Смысл отсылки к пивным кружкам и прочему состоит в том, что сущность того или иного раздела математики определяет его структура, а не то, что мы думаем об объектах, о которых идет речь. Возможно, понятнее будет аналогия с играми: если бы, играя в шахматы, мы решили называть пешки «автомобилями», а коней – «ослами», сохранив при этом правила неизменными, мы бы продолжали играть в шахматы. Названия фигур несущественны. Некоторых математиков смущал «формальный» подход Гильберта к математике – как мне неуютно играть в шахматы, используя набор в излишне художественном исполнении, с абстрактными скульптурами вместо фигур; но это происходит отчасти потому, что я плохой шахматист, мыслящий на недостаточно высоком уровне и нуждающийся в комфорте привычного: в конях, которые похожи на коней. (Краткое напоминание о логической структуре математики можно найти в разделе «Аксиомы, определения и теоремы» в этой же главе.)
Универсальность мысли Гильберта, быть может, объяснит, почему сделанные им выводы неизменно присутствуют в инструментарии прикладной математики, к которому обращается любой физик, чтобы довести задуманное до конца. За примечательным исключением гильбертова пространства, эти разнообразные инструменты и теоремы зачастую не связаны с именем своего создателя.
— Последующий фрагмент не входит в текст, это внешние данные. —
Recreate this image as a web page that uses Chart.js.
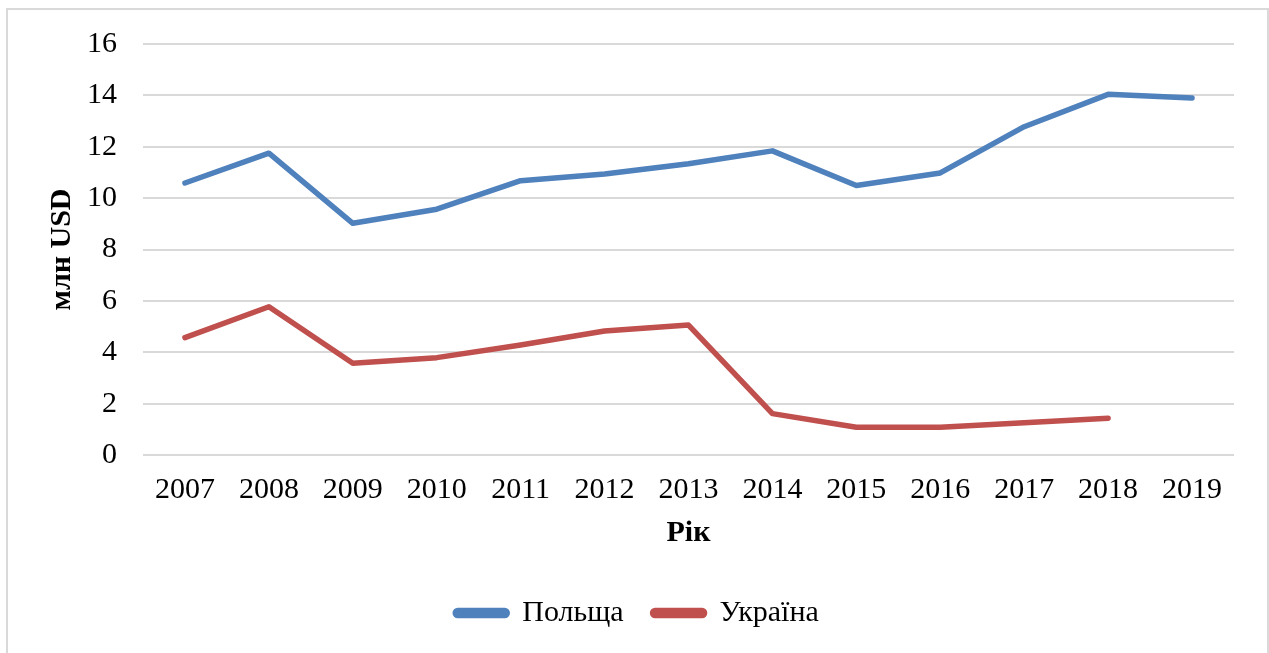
<!DOCTYPE html>
<html>
<head>
<meta charset="utf-8">
<script src="https://cdn.jsdelivr.net/npm/chart.js@4"></script>
<style>
	html, body { margin: 0; padding: 0; background: #fff; overflow: hidden; }
	#wrap { position: relative; width: 1269px; height: 653px; }
	#frame {
		position: absolute; left: 6px; top: 8px; width: 1259px; height: 660px;
		border: 2px solid #d9d9d9; pointer-events: none;
	}
</style>
</head>
<body>
<div id="wrap">
	<canvas id="chart" width="1269" height="653"></canvas>
	<div id="frame"></div>
</div>
<script>
// роки та значення (млн USD)
let years = ["2007", "2008", "2009", "2010", "2011", "2012", "2013", "2014", "2015", "2016", "2017", "2018", "2019"];
let poland = [10.59, 11.75, 9.02, 9.57, 10.68, 10.94, 11.34, 11.84, 10.49, 10.98, 12.78, 14.04, 13.9];
let ukraine = [4.57, 5.77, 3.57, 3.79, 4.28, 4.83, 5.06, 1.61, 1.08, 1.08, 1.26, 1.43, null];
let yTicks = [0, 2, 4, 6, 8, 10, 12, 14, 16];

const font = "'Liberation Serif', 'Times New Roman', serif";

new Chart(document.getElementById("chart"), {
	type: "line",
	data: {
		labels: years,
		datasets: [
			{
				label: "Польща",
				data: poland,
				borderColor: "#4f81bd",
				backgroundColor: "#4f81bd",
				borderWidth: 5.5,
				pointRadius: 0,
				borderCapStyle: "round",
				borderJoinStyle: "round",
				tension: 0
			},
			{
				label: "Україна",
				data: ukraine,
				borderColor: "#c0504d",
				backgroundColor: "#c0504d",
				borderWidth: 5.5,
				pointRadius: 0,
				borderCapStyle: "round",
				borderJoinStyle: "round",
				tension: 0
			}
		]
	},
	options: {
		responsive: false,
		animation: false,
		layout: { padding: { top: 39, right: 35, left: 40, bottom: 15 } },
		plugins: {
			tooltip: { enabled: false },
			legend: {
				position: "bottom",
				labels: {
					font: { family: font, size: 30 },
					color: "#000",
					boxWidth: 52,
					boxHeight: 5,
					useBorderRadius: true,
					borderRadius: 2.5,
					padding: 29
				}
			}
		},
		scales: {
			x: {
				offset: true,
				grid: { display: false, drawTicks: false },
				border: { display: false },
				ticks: { font: { family: font, size: 30 }, color: "#000", padding: 17, maxRotation: 0 },
				title: {
					display: true,
					text: "Рік",
					font: { family: font, size: 30, weight: "bold" },
					color: "#000",
					padding: { top: 0, bottom: 18 }
				},
				afterFit: (scale) => { scale.height = 114; }
			},
			y: {
				min: 0,
				max: 16,
				afterBuildTicks: (scale) => { scale.ticks = yTicks.map((v) => ({ value: v })); },
				grid: { color: "#d9d9d9", lineWidth: 2, drawTicks: false },
				border: { display: false },
				ticks: { font: { family: font, size: 30 }, color: "#000", padding: 26 },
				title: {
					display: true,
					text: "млн USD",
					font: { family: font, size: 30, weight: "bold" },
					color: "#000",
					padding: { top: 4, bottom: 0 }
				},
				afterFit: (scale) => { scale.width = 103; }
			}
		}
	}
});
</script>
</body>
</html>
Гильберт считал раздробленность наук искусственной; в своих заметках он написал, что «деление наук по специализациям и факультетам – явление антропологическое и тем самым чуждое реальности как таковой. Ведь природный феномен не задается вопросом, принадлежит ли он к области интересов физика или же математика»[92].
Как упоминалось выше, математический стиль Нётер и ее интересы начали напоминать стиль и интересы Гильберта после того, как она решительно отказалась от более раннего своего стиля, примером которого была ее диссертация. С этого момента карьеры ее интерес к абстракции и структуре становился все глубже, и, по мнению некоторых летописцев, своей исключительной сосредоточенностью на наиболее формальных уровнях математической мысли превзошел интерес самого Гильберта.
Но предшествующие параграфы подготовили нас к тому, чтобы обратить внимание на одно различие между интересами и предметами одержимости Нётер и Гильберта. Нётер навсегда осталась погруженной исключительно в абстрактную математику. Ее совершенно не интересовали (и, возможно, даже раздражали) любые разговоры о возможном практическом применении ее исследований.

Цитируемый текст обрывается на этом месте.